Nous présentons d'abord deux recherches qui mettent l'accent, l'une sur l'architecture et les fonctionnalités d'un tel système, l'autre sur une interface graphique. Nous examinons ensuite rapidement trois autres recherches (nous n'avons aucune prétention à l'exhaustivité).

Simoni et Fluhr (1997)

Ces auteurs explicitent très fortement l'architecture en deux couches de leur système et les mécanismes de passage d'une couche à l'autre. L'ensemble est articulé autour du logiciel de recherche d'information (en langage naturel) SPIRIT.

L'élaboration de la couche conceptuelle comporte plusieurs étapes :

a- les termes sont extraits des documents puis structurés pour faire apparaître les relations hiérarchiques qu'ils entretiennent. Cette étape aboutit à la construction d'un arbre hiérarchique.

b- à chaque terme est associé l'ensemble des termes qui co-ocurrent avec lui dans un même paragraphe ; ceux-ci constituent une sorte de définition du terme appelée son `ensemble sémantique'. Les ensembles sémantiques forment les `documents' d'une base associée à la couche conceptuelle. Ils constituent également des points d'entrée dans le graphe de termes (cf. opération suivante), une sorte d'index.

c- les relations entre les termes sont établies algorithmiquement (les auteurs soulignent que ces relations sont globalement des relations d'inclusion sémantique) ; on obtient ainsi un graphe de termes. Celui-ci donne une vue globale du contenu de la couche documentaire et constitue l'interface de la base conceptuelle.

Le système comporte donc deux bases.

- elles sont toutes deux gérées par SPIRIT,

- on peut y accéder directement,

-et naviguer dans chacune,

- chacune permet d'accéder à l'autre.

La navigation comme le passage d'une couche à l'autre nécessitent l'existence de liens ; ceux-ci sont dynamiques, générés par la requête d'un usager (ou plus exactement par le traitement de cette requête), qu'il s'agisse d'une question, du choix d'un terme du graphe ou de la sélection d'un passage d'un document. Plusieurs types de navigation sont possibles, dans le graphe de termes ou dans la base de documents, à l'initiative de l'utilisateur ou à celle du système, par inférences à partir de la question ou par feed-back de pertinence.

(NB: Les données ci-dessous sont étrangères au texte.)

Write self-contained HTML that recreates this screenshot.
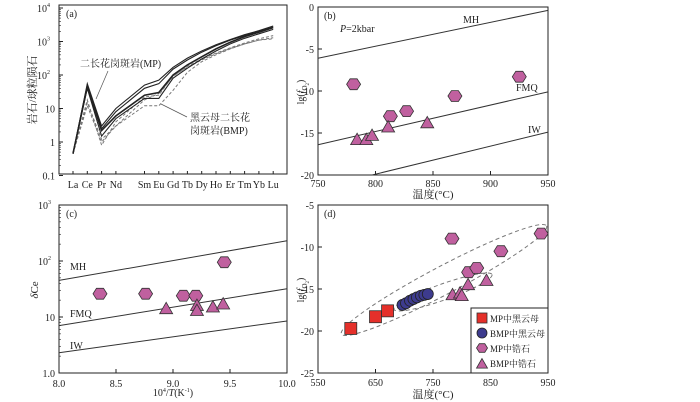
<!DOCTYPE html>
<html><head><meta charset="utf-8"><style>
body{margin:0;background:#fff}
svg{display:block;font-family:"Liberation Serif","Noto Serif CJK SC",serif}
</style></head><body>
<svg id="c" width="700" height="402" viewBox="0 0 700 402" xmlns="http://www.w3.org/2000/svg"></svg>
<script>
// ---- Panel a data (REE patterns) ----
const reeLabels=["La","Ce","Pr","Nd","Sm","Eu","Gd","Tb","Dy","Ho","Er","Tm","Yb","Lu"];
const reeIdx=[0,1,2,3,5,6,7,8,9,10,11,12,13,14];
const mp1=[0.45,55,3,10,50,70,170,320,520,800,1150,1600,2100,2900];
const mp2=[0.45,50,2.5,8,40,55,150,280,480,750,1100,1500,2000,2700];
const mp3=[0.45,45,2.2,6,25,30,100,200,350,600,950,1400,1900,2600];
const mp4=[0.45,40,1.5,5,20,20,80,160,300,520,850,1250,1700,2300];
const bmp1=[0.45,15,1.2,3,18,28,90,180,300,450,650,900,1200,1500];
const bmp2=[0.45,12,1,3,12,12,35,120,250,400,600,850,1100,1300];
const bmp3=[0.45,18,0.8,4,22,25,95,170,280,430,620,850,1100,1200];
const aTicks=["0.1","1","10"];
// ---- Panel b data ----
const bHexT=[781,813,827,869,925];
const bHexF=[-9.2,-13,-12.4,-10.6,-8.3];
const bTriT=[784,792,797,811,845];
const bTriF=[-15.8,-15.8,-15.3,-14.3,-13.8];
const bMH=[[750,-6.1],[950,-0.4]];
const bFMQ=[[750,-16.4],[950,-10.1]];
const bIW=[[797,-20],[950,-14.9]];
const bXTicks=[750,800,850,900,950];
const bYTicks=[0,-5,-10,-15,-20];
// ---- Panel c data ----
const cHexX=[8.36,8.76,9.09,9.2,9.45];
const cHexY=[26,26,24,24,95];
const cTriX=[8.94,9.21,9.21,9.35,9.44];
const cTriY=[14,16,13,15,17];
const cMH=[[8,45],[10,230]];
const cFMQ=[[8,7],[10,32]];
const cIW=[[8,2.3],[10,8.5]];
const cXTicks=[8.0,8.5,9.0,9.5,10.0];
// ---- Panel d data ----
const dSqT=[607,650,671];
const dSqF=[-19.7,-18.3,-17.6];
const dCirT=[697,703,710,716,722,729,735,741];
const dCirF=[-16.9,-16.7,-16.4,-16.2,-16,-15.8,-15.7,-15.6];
const dHexT=[783,812,826,868,938];
const dHexF=[-9,-13,-12.5,-10.5,-8.4];
const dTriT=[784,797,800,811,843];
const dTriF=[-15.7,-15.5,-15.8,-14.5,-14];
const dXTicks=[550,650,750,850,950];
const dYTicks=[-5,-10,-15,-20,-25];

const svg=document.getElementById('c');
const NS='http://www.w3.org/2000/svg';
function mk(tag,attrs,parent){const e=document.createElementNS(NS,tag);for(const k in attrs)e.setAttribute(k,attrs[k]);(parent||svg).appendChild(e);return e;}
function txt(x,y,s,anchor,size,parent){const e=mk('text',{x:x,y:y,'text-anchor':anchor||'middle','font-size':size||10,fill:'#222'},parent);e.textContent=s;return e;}
const PINK='#c0609f', RED='#e5302a', BLUE='#3d3b8e';
function hex(x,y,r,g){const p=[];for(let i=0;i<6;i++){const a=Math.PI/3*i;p.push((x+r*Math.cos(a)).toFixed(1)+','+(y+r*0.9*Math.sin(a)).toFixed(1));}return mk('polygon',{points:p.join(' '),fill:PINK,stroke:'#333','stroke-width':0.8},g);}
function tri(x,y,r,g){return mk('polygon',{points:`${x},${y-r} ${x-r},${y+r*0.75} ${x+r},${y+r*0.75}`,fill:PINK,stroke:'#333','stroke-width':0.8},g);}

// ===== Panel a =====
const ga=mk('g',{});  
const aX=i=>73+i*14.3, aY=v=>142-Math.log10(v)*33.5;
mk('rect',{x:59,y:5,width:228,height:169,fill:'none',stroke:'#222','stroke-width':1},ga);
[-1,0,1,2,3,4].forEach(p=>{const y=aY(Math.pow(10,p));mk('line',{x1:59,y1:y,x2:63,y2:y,stroke:'#222'},ga);
 for(let k=2;k<10&&p<4;k++){const yy=aY(k*Math.pow(10,p));mk('line',{x1:59,y1:yy,x2:61,y2:yy,stroke:'#222','stroke-width':0.6},ga);}});
aTicks.forEach((s,i)=>{const t=txt(55,aY(Math.pow(10,i-1))+4,s,'end',10,ga);});
[[2,'10'],[3,'10'],[4,'10']].forEach(([p,s])=>{const t=txt(50,aY(Math.pow(10,p))+4,s,'end',10,ga);const sp=mk('tspan',{dy:-5,'font-size':6},t);sp.textContent=p;});
reeLabels.forEach((s,i)=>{const x=aX(reeIdx[i]);mk('line',{x1:x,y1:174,x2:x,y2:171,stroke:'#222'},ga);const t=txt(x,188,s,'middle',10,ga);});
function reeLine(arr,dash,col,w,name){const d=arr.map((v,i)=>(i?'L':'M')+aX(reeIdx[i]).toFixed(1)+','+aY(v).toFixed(1)).join(' ');const p=mk('path',{d:d,fill:'none',stroke:col,'stroke-width':w,'stroke-dasharray':dash},ga);}
reeLine(bmp1,'3,2','#777',1,'bmp-line');reeLine(bmp2,'3,2','#777',1,'bmp-line');reeLine(bmp3,'3,2','#777',1,'bmp-line');
reeLine(mp1,'','#222',1.1,'mp-line');reeLine(mp2,'','#222',1.1,'mp-line');reeLine(mp3,'','#222',1.6,'mp-line');reeLine(mp4,'','#222',1.1,'mp-line');
txt(66,17,'(a)','start',10,ga);
const ya=txt(0,0,'岩石/球粒陨石','middle',11,ga);ya.setAttribute('transform','translate(36,90) rotate(-90)');
txt(80,67,'二长花岗斑岩(MP)','start',10,ga);
mk('line',{x1:108,y1:71,x2:96,y2:99,stroke:'#555','stroke-width':0.7},ga);
txt(190,121,'黑云母二长花','start',10,ga);txt(190,134,'岗斑岩(BMP)','start',10,ga);
mk('line',{x1:187,y1:117,x2:161,y2:104,stroke:'#555','stroke-width':0.7},ga);

// ===== Panel b =====
const gb=mk('g',{});  
const bX=t=>318+(t-750)*1.15, bY=f=>7+(0-f)*8.4;
mk('rect',{x:318,y:7,width:230,height:168,fill:'none',stroke:'#222'},gb);
bXTicks.forEach(t=>{mk('line',{x1:bX(t),y1:175,x2:bX(t),y2:171,stroke:'#222'},gb);txt(bX(t),187,t,'middle',10,gb);});
bYTicks.forEach(f=>{mk('line',{x1:318,y1:bY(f),x2:322,y2:bY(f),stroke:'#222'},gb);txt(314,bY(f)+4,f,'end',10,gb);});
[bMH,bFMQ,bIW].forEach((l,i)=>{const e=mk('line',{x1:bX(l[0][0]),y1:bY(l[0][1]),x2:bX(l[1][0]),y2:bY(l[1][1]),stroke:'#333'},gb);});
txt(463,23,'MH','start',10,gb);txt(516,91,'FMQ','start',10,gb);txt(528,133,'IW','start',10,gb);
txt(324,19,'(b)','start',10,gb);
const pk=txt(340,32,'','start',10,gb);pk.innerHTML='<tspan font-style="italic">P</tspan>=2kbar';
bHexT.forEach((t,i)=>{const e=hex(bX(t),bY(bHexF[i]),7,gb);});
bTriT.forEach((t,i)=>{const e=tri(bX(t),bY(bTriF[i]),6.5,gb);});
const ybT=txt(0,0,'','middle',10,gb);ybT.innerHTML='lg(<tspan font-style="italic">f</tspan><tspan font-size="7" dy="3">O</tspan><tspan font-size="5" dy="2">2</tspan><tspan dy="-5">)</tspan>';ybT.setAttribute('transform','translate(304,92) rotate(-90)');
txt(433,198,'温度(°C)','middle',11,gb);

// ===== Panel c =====
const gc=mk('g',{});  
const cX=v=>59+(v-8)*114, cY=v=>373-Math.log10(v)*56;
mk('rect',{x:59,y:205,width:228,height:168,fill:'none',stroke:'#222'},gc);
cXTicks.forEach(v=>{mk('line',{x1:cX(v),y1:373,x2:cX(v),y2:369,stroke:'#222'},gc);txt(cX(v),387,v.toFixed(1),'middle',10,gc);});
[0,1,2,3].forEach(p=>{const y=cY(Math.pow(10,p));mk('line',{x1:59,y1:y,x2:63,y2:y,stroke:'#222'},gc);
 for(let k=2;k<10&&p<3;k++){const yy=cY(k*Math.pow(10,p));mk('line',{x1:59,y1:yy,x2:61,y2:yy,stroke:'#222','stroke-width':0.6},gc);}});
txt(55,cY(1)+4,'1.0','end',10,gc);txt(55,cY(10)+4,'10','end',10,gc);
[2,3].forEach(p=>{const t=txt(51,cY(Math.pow(10,p))+4,'10','end',10,gc);const sp=mk('tspan',{dy:-5,'font-size':6},t);sp.textContent=p;});
[cMH,cFMQ,cIW].forEach((l,i)=>{const e=mk('line',{x1:cX(l[0][0]),y1:cY(l[0][1]),x2:cX(l[1][0]),y2:cY(l[1][1]),stroke:'#333'},gc);});
txt(70,270,'MH','start',10,gc);txt(70,317,'FMQ','start',10,gc);txt(70,349,'IW','start',10,gc);
txt(66,217,'(c)','start',10,gc);
cHexX.forEach((v,i)=>{const e=hex(cX(v),cY(cHexY[i]),7,gc);});
cTriX.forEach((v,i)=>{const e=tri(cX(v),cY(cTriY[i]),6.5,gc);});
const ycT=txt(0,0,'','middle',11,gc);ycT.innerHTML='<tspan font-style="italic">δ</tspan>Ce';ycT.setAttribute('transform','translate(38,290) rotate(-90)');
const xcT=txt(173,396,'','middle',10,gc);xcT.innerHTML='10<tspan font-size="6" dy="-4">4</tspan><tspan dy="4">/</tspan><tspan font-style="italic">T</tspan>(K<tspan font-size="6" dy="-4">-1</tspan><tspan dy="4">)</tspan>';

// ===== Panel d =====
const gd=mk('g',{});  
const dX=t=>318+(t-550)*0.575, dY=f=>373-(f+25)*8.4;
mk('rect',{x:318,y:205,width:230,height:168,fill:'none',stroke:'#222'},gd);
dXTicks.forEach(t=>{mk('line',{x1:dX(t),y1:373,x2:dX(t),y2:369,stroke:'#222'},gd);txt(dX(t),386,t,'middle',10,gd);});
dYTicks.forEach(f=>{mk('line',{x1:318,y1:dY(f),x2:322,y2:dY(f),stroke:'#222'},gd);txt(314,dY(f)+4,f,'end',10,gd);});
mk('ellipse',{cx:444,cy:280,rx:116,ry:14,transform:'rotate(-27.8 444 280)',fill:'none',stroke:'#777','stroke-dasharray':'4,3'},gd);
mk('ellipse',{cx:443,cy:292,rx:52,ry:8,transform:'rotate(-19.6 443 292)',fill:'none',stroke:'#777','stroke-dasharray':'4,3'},gd);
txt(324,217,'(d)','start',10,gd);
dSqT.forEach((t,i)=>{const e=mk('rect',{x:dX(t)-6,y:dY(dSqF[i])-6,width:12,height:12,fill:RED,stroke:'#333','stroke-width':0.8},gd);});
dCirT.forEach((t,i)=>{const e=mk('circle',{cx:dX(t),cy:dY(dCirF[i]),r:5.5,fill:BLUE,stroke:'#222','stroke-width':0.8},gd);});
dHexT.forEach((t,i)=>{const e=hex(dX(t),dY(dHexF[i]),7,gd);});
dTriT.forEach((t,i)=>{const e=tri(dX(t),dY(dTriF[i]),6.5,gd);});
const lg=mk('g',{},gd);
mk('rect',{x:471,y:308,width:77,height:65,fill:'#fff',stroke:'#222'},lg);
mk('rect',{x:477,y:313,width:10,height:10,fill:RED,stroke:'#333','stroke-width':0.8},lg);
mk('circle',{cx:482,cy:333,r:5,fill:BLUE,stroke:'#222','stroke-width':0.8},lg);
hex(482,348,5.5,lg);tri(482,364,5.5,lg);
[['MP中黑云母',322],['BMP中黑云母',337],['MP中锆石',352],['BMP中锆石',367]].forEach(([s,y])=>{const t=txt(490,y,s,'start',9,lg);});
const ydT=txt(0,0,'','middle',10,gd);ydT.innerHTML='lg(<tspan font-style="italic">f</tspan><tspan font-size="7" dy="3">O</tspan><tspan font-size="5" dy="2">2</tspan><tspan dy="-5">)</tspan>';ydT.setAttribute('transform','translate(304,290) rotate(-90)');
txt(433,398,'温度(°C)','middle',11,gd);
</script>
</body></html>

Les auteurs explicitent assez longuement les mécanismes de montée et de descente mais n'abordent que très peu la présentation à l'utilisateur du graphe de termes (des cartes avec possibilité de zoom sont envisagées).

Le système est un prototype. Les auteurs ne précisent pas la taille de la base de documents avec laquelle il fonctionne ni le coût, en temps de calcul, des traitements effectués. Ils n'explicitent pas non plus les coûts de maintenance bien qu'une application à la recherche d'information sur le web soit envisagée. Ils soulèvent cependant la question de l'évaluation du système; celle-ci doit se faire au sein du programme TREC9

.


On retiendra de cette recherche son explicitation de l'architecture du système et des mécanismes de passage d'une couche à l'autre. Le soucis d'évaluation est également à souligner ; mais la fonction choisie est celle de remontée. Analyser la navigation des utilisateurs n'est encore qu'un projet ... et TREC est-il très approprié pour cela ?

Zizi (1995)

L'auteur situe son travail sur les cartes dynamiques interactives au confluent de trois courants : l'« Information Retrieval », la visualisation de l'information et l'interaction personne-ordinateur (HCI). Les cartes qu'il propose sont de deux types : cartes de domaines et cartes de documents. Chaque type possède un double statut, celui d'interface et celui de document. A ceux-ci correspondent diverses fonctionnalités.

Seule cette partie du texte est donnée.